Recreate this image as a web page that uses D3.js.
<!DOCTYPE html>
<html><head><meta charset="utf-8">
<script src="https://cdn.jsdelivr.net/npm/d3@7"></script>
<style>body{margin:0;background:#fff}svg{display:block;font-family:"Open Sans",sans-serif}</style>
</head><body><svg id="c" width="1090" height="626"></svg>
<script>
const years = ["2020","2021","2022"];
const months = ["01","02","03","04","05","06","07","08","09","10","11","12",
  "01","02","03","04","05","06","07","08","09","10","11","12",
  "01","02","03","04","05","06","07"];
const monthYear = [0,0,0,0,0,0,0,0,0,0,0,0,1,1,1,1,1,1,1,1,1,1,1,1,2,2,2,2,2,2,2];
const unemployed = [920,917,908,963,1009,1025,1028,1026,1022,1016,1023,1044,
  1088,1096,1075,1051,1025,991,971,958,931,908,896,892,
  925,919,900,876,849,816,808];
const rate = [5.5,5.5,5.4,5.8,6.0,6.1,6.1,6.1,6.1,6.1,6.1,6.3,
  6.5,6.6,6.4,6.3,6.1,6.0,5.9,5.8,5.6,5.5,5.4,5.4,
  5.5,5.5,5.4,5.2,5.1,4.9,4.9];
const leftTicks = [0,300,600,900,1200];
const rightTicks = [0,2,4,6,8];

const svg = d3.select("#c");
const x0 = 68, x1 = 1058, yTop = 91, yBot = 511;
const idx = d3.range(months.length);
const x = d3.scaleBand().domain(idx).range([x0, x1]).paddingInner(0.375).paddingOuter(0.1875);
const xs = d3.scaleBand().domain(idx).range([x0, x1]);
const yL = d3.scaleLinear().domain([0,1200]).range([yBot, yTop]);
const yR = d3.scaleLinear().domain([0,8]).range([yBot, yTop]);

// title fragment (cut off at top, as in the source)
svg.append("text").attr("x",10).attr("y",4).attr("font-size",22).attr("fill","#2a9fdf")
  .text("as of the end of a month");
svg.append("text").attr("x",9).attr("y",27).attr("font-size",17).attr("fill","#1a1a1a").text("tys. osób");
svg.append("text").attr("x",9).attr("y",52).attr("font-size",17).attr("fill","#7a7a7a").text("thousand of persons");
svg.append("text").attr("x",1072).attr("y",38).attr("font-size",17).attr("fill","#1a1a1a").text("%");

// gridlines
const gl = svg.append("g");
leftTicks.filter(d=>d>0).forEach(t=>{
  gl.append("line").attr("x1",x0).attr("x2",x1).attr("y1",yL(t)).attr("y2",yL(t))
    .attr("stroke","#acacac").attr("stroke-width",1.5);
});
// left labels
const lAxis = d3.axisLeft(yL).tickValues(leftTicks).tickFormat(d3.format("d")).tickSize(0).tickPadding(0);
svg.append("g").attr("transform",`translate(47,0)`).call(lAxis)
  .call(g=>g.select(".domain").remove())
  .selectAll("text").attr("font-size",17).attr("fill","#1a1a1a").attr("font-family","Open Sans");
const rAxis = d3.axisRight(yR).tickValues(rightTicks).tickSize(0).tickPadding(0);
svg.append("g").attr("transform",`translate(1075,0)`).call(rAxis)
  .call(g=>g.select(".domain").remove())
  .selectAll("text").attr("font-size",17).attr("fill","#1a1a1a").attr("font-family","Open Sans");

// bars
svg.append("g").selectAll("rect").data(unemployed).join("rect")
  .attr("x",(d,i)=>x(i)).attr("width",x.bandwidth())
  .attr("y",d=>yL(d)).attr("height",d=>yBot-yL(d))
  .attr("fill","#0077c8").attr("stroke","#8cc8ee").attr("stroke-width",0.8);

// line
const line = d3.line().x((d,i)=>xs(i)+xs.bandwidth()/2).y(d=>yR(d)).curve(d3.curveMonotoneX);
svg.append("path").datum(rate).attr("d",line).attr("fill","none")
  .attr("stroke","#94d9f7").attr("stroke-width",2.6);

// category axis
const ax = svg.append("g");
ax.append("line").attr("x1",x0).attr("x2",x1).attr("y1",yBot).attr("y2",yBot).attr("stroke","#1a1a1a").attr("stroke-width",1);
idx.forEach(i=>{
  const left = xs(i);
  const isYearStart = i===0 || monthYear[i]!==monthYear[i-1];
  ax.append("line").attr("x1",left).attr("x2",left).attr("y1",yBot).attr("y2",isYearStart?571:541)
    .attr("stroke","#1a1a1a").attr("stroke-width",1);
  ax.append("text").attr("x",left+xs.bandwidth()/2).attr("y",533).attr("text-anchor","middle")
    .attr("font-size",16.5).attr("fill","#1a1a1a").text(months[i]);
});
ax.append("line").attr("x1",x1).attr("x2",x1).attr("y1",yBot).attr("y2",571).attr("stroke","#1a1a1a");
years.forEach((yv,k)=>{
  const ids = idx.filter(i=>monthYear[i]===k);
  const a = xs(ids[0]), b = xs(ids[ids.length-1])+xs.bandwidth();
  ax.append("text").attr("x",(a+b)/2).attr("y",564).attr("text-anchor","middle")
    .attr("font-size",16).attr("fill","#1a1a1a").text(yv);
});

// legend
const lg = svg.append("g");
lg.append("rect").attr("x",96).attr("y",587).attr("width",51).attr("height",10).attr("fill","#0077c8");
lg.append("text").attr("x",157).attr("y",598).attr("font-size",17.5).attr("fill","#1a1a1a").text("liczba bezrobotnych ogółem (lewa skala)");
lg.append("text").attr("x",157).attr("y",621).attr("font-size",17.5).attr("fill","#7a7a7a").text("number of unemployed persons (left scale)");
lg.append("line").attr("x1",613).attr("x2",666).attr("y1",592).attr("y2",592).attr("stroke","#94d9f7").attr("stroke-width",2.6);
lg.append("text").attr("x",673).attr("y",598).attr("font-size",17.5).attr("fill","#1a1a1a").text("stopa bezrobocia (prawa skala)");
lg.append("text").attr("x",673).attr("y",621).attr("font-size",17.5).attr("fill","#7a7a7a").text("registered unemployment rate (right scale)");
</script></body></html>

::::::

Quote only the stretch of lines that starts the data above and ends with the line containing "const rightTicks = [0,2,4,6,8];", both included.

> _SOLUTION FOR THIS TASK_:
Recreate this image as a web page that uses D3.js.
<!DOCTYPE html>
<html><head><meta charset="utf-8">
<script src="https://cdn.jsdelivr.net/npm/d3@7"></script>
<style>body{margin:0;background:#fff}svg{display:block;font-family:"Open Sans",sans-serif}</style>
</head><body><svg id="c" width="1090" height="626"></svg>
<script>
const years = ["2020","2021","2022"];
const months = ["01","02","03","04","05","06","07","08","09","10","11","12",
  "01","02","03","04","05","06","07","08","09","10","11","12",
  "01","02","03","04","05","06","07"];
const monthYear = [0,0,0,0,0,0,0,0,0,0,0,0,1,1,1,1,1,1,1,1,1,1,1,1,2,2,2,2,2,2,2];
const unemployed = [920,917,908,963,1009,1025,1028,1026,1022,1016,1023,1044,
  1088,1096,1075,1051,1025,991,971,958,931,908,896,892,
  925,919,900,876,849,816,808];
const rate = [5.5,5.5,5.4,5.8,6.0,6.1,6.1,6.1,6.1,6.1,6.1,6.3,
  6.5,6.6,6.4,6.3,6.1,6.0,5.9,5.8,5.6,5.5,5.4,5.4,
  5.5,5.5,5.4,5.2,5.1,4.9,4.9];
const leftTicks = [0,300,600,900,1200];
const rightTicks = [0,2,4,6,8];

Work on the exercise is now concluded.